Two inmates who were wounded during a fatal riot at Florence prison have sued the federal Bureau of Prisons for failing to follow procedure and violating their civil rights when guards fired shots into the crowd.
Prisoners Richard Steele and Edward Evey filed the suit in U.S. District Court in Denver last month. Steele was shot in the foot and Evey was struck in the face by a shell fragment.
Both men allege that the Bureau of Prisons did not offer them adequate medical care for their injuries and that prison staff knew the riot was going to happen.
The riot occurred on April 20, 2008, and was started by white-supremacist inmates taunting black inmates in celebration of Adolf Hitler’s birthday.

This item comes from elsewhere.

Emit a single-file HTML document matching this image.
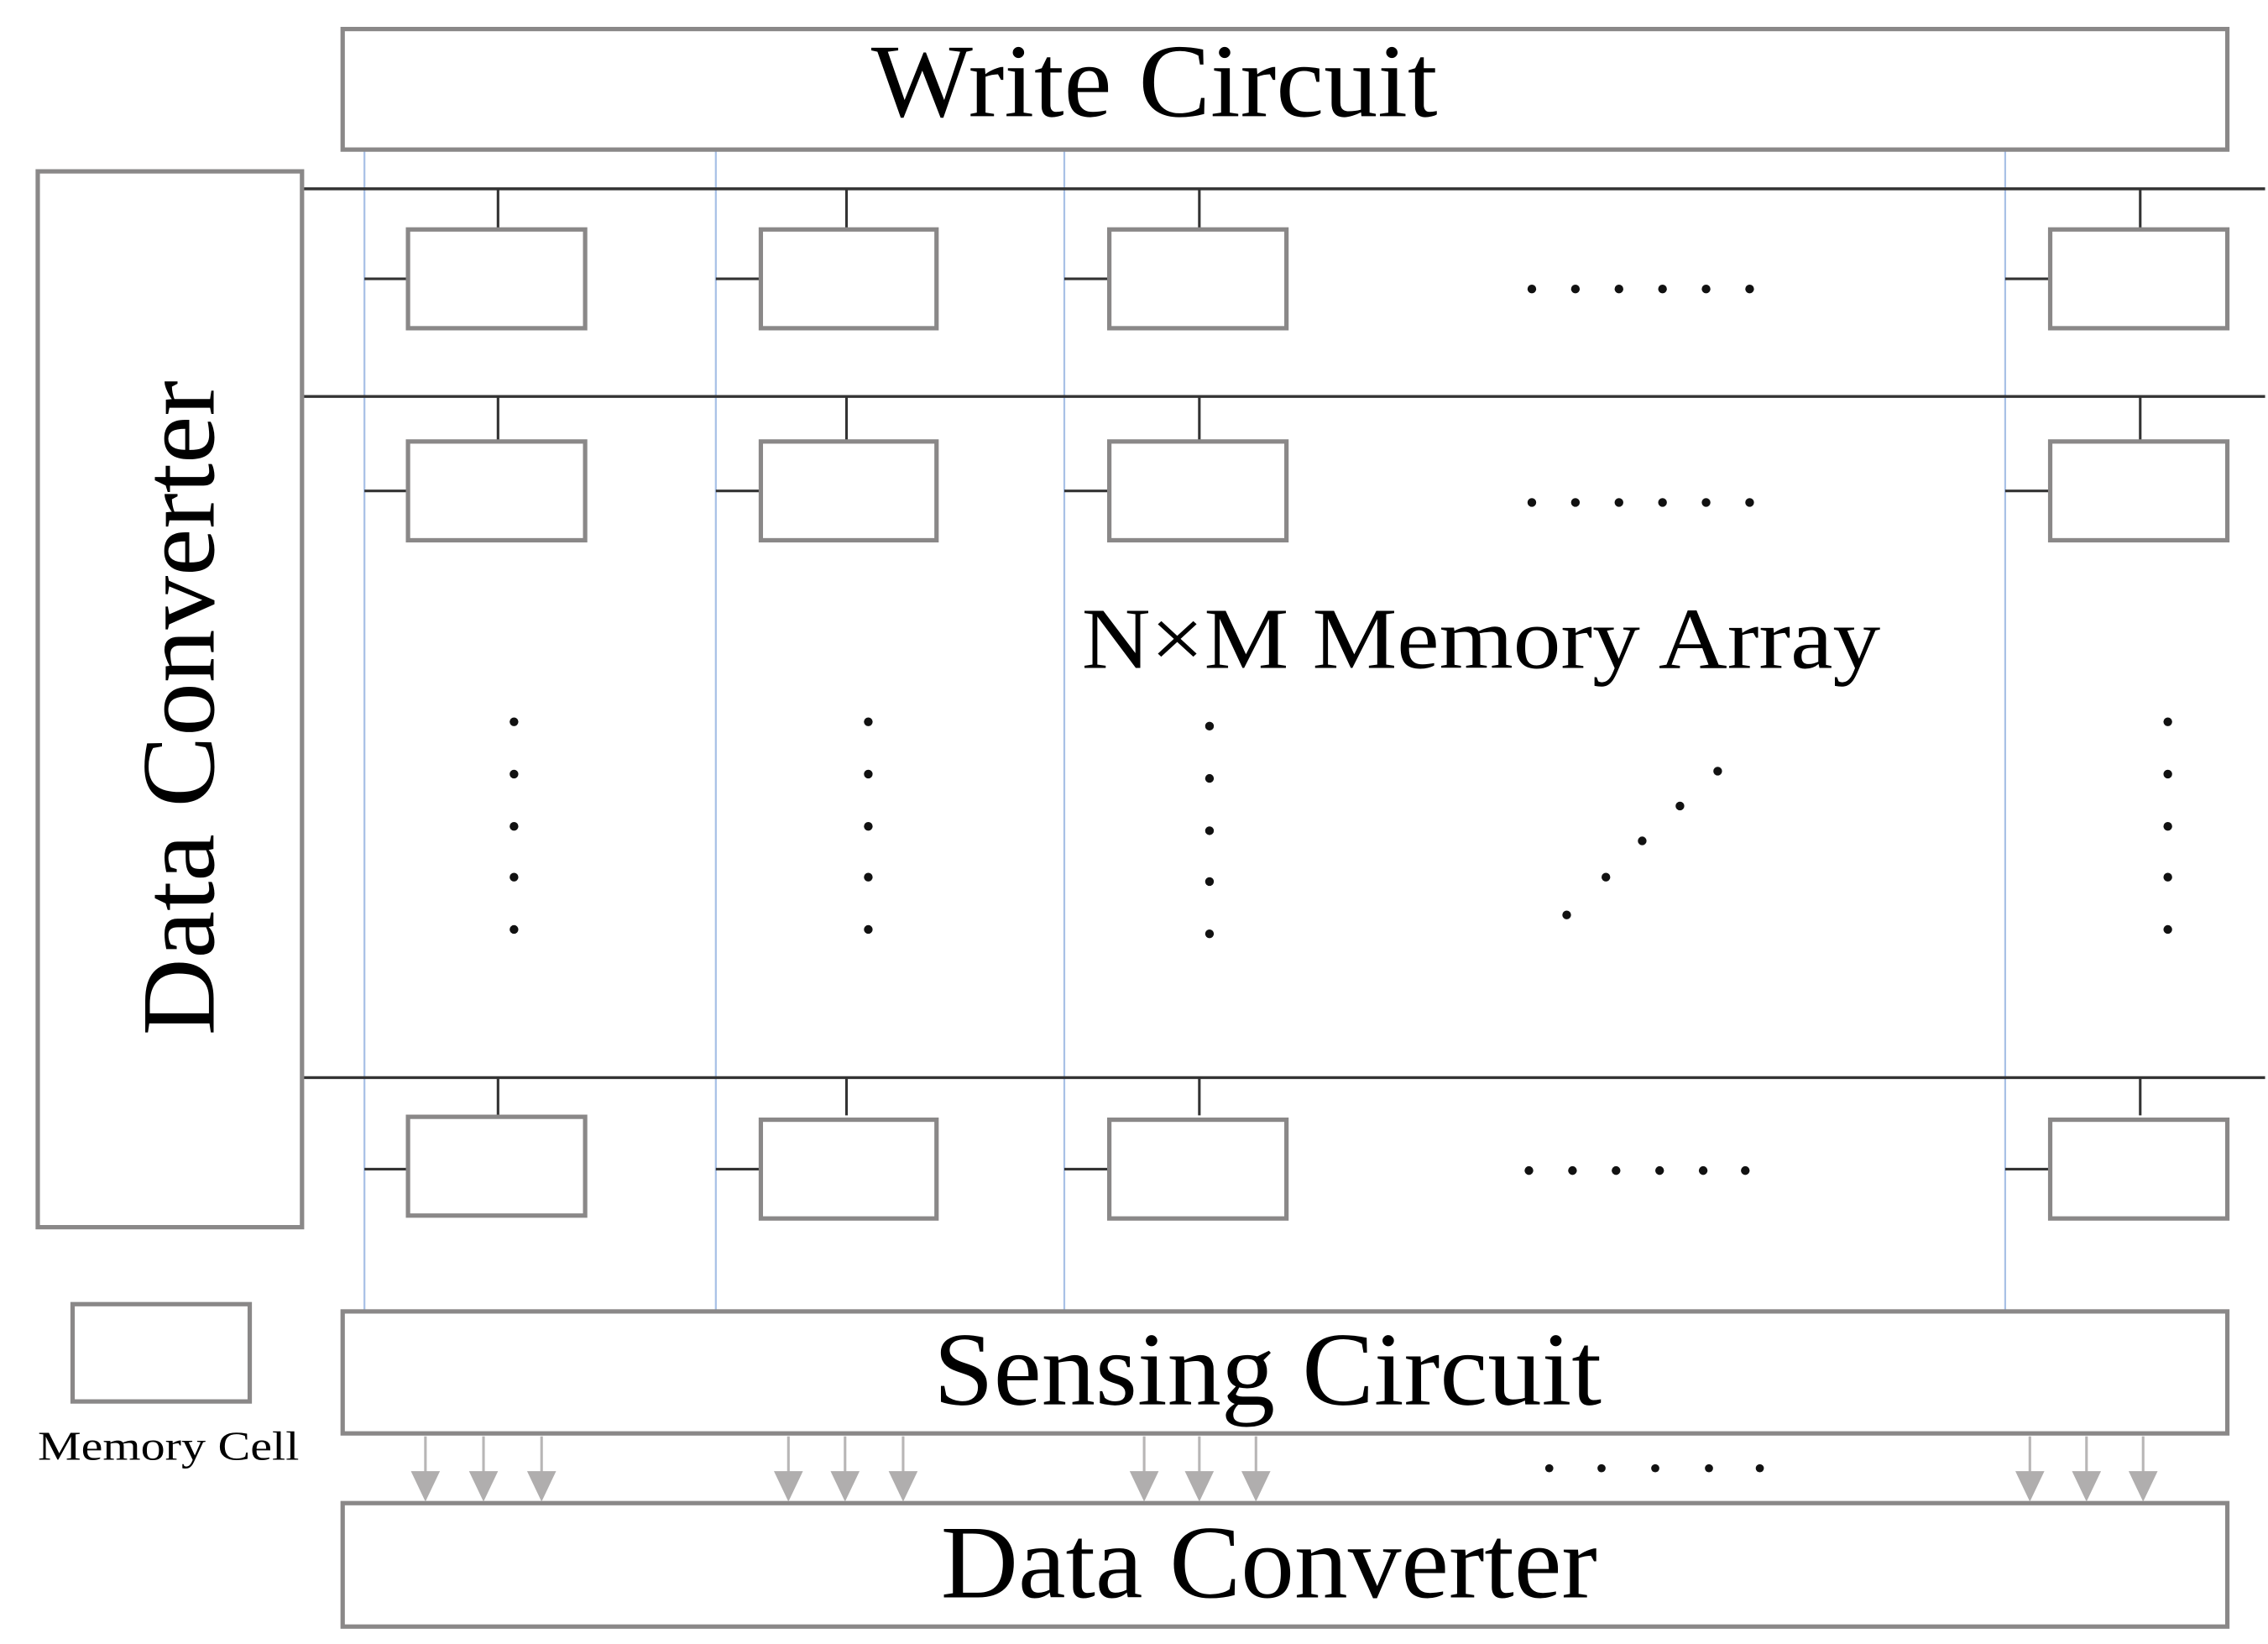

The lawsuit says after the riot started, a security alarm sounded and the two men followed instructions to lie down with their hands on their heads. They claim they were 200 yards from the disturbance and that 400 to 500 rounds were fired by the guards.
“I feel that further investigation into this case is going to reveal that the Bureau of Prisons was grossly understaffed, undertrained and apathetic to the then-tenuous situation in Florence,” said the inmates’ attorney, James C. Cerney of South Dakota. “Inmates in the yard were intoxicated from homemade alcohol and armed with prison-made weapons. Prison officials were put on notice by inmates as to the pending riot and failed to take any action whatsoever to avert the situation.”
Inmates Brian Kubik and Phillip Lee Hooker were shot to death when guards unloaded every available round into the prison yard to stop the riot, prison officials said. Another five inmates were injured, according to the Bureau of Prisons.
Felicia Ponce, a bureau spokeswoman, declined to comment on the lawsuit.
The lawsuit says that prison staff was told by inmates that the Aryan Brotherhood planned an assault on black inmates and that many of the prisoners were drunk from alcohol that was brewed in their cells.
The bureau has not released to the public an official investigative report about the incident.